Watching neighbors come, and go, and their families grow, has been one of the few changes she’s seen in the nearly 50 years she’s been here. “This area, this dead end, hasn’t changed much,” she said. Except for the street itself. “When I came here, the road was terrible. It was like a back-country dirt road with no sidewalk. People walked in the street. But as time went on, they gave us a street and sidewalks—but people still walk in the street,” she said. For the most part, Helwig says she’s only seen Rockaway change for the better in 50 years. Even the garbage dump across the bay from her home has improved. “That’s not an island,” she said, pointing out a beautiful green hill across the water. “That’s part of sanitation. That wasn’t there. They built that. It used to be ugly and smelly and now it’s green and pretty,” she explained.
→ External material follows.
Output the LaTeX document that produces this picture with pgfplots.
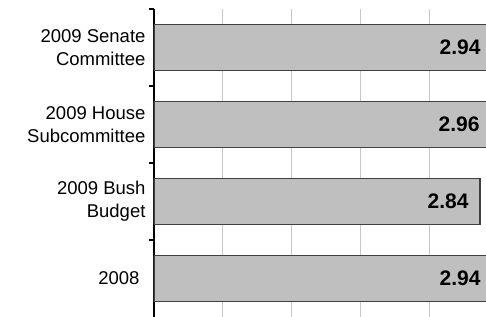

Speaking of green, as a vegan, Helwig was overjoyed when Edgemere Farm opened just two blocks away, providing her not only with a new place to buy produce, but a place to make even more friends. Helwig says, “Rockaway is looking so much nicer and better than when I first came here. But I still loved it then, and I love it now.”

That’s why leaving will be so hard. After living by herself for so long, Helwig’s son has finally convinced her to move in with his family. “He said, ‘Mom, there’s a lot of work involved with having a home.’ I’m used to doing everything by myself, but it’s getting more difficult. I’m getting old and I have arthritis. I’ve fallen a couple times. I have new knees, a new hip, and he said, ‘Mom, it’s time to be here under my wings.’ So, he convinced me,” she said. When—is still indefinite, as Helwig said she won’t leave until she knows the place that she’s called home for nearly 50 years, will be in good hands with the right buyer. However, Helwig will still get to enjoy being near the water. "I told my son that if there isn’t water, I’m not going,” she said. So, Harry Helwig and his family bought a house in Centerport, LI, near the water, where Dora will call her new home. While moving will no doubt be an adjustment, Helwig knows it will be for the best, and plus, there are perks. “I’m still not sure about it, but I will have the love of my family. I will get to see my son and my girls every day,” she said.

And of course, she’ll come back to visit. “I do not intend to just go away and not come back. I will be back to visit my beautiful friends and family here and I’m sure they’ll let me sit on my dock and enjoy a glass of wine with them. I’m not leaving this place entirely. My heart is here. My brain is here. My soul is here. How else can I explain it?”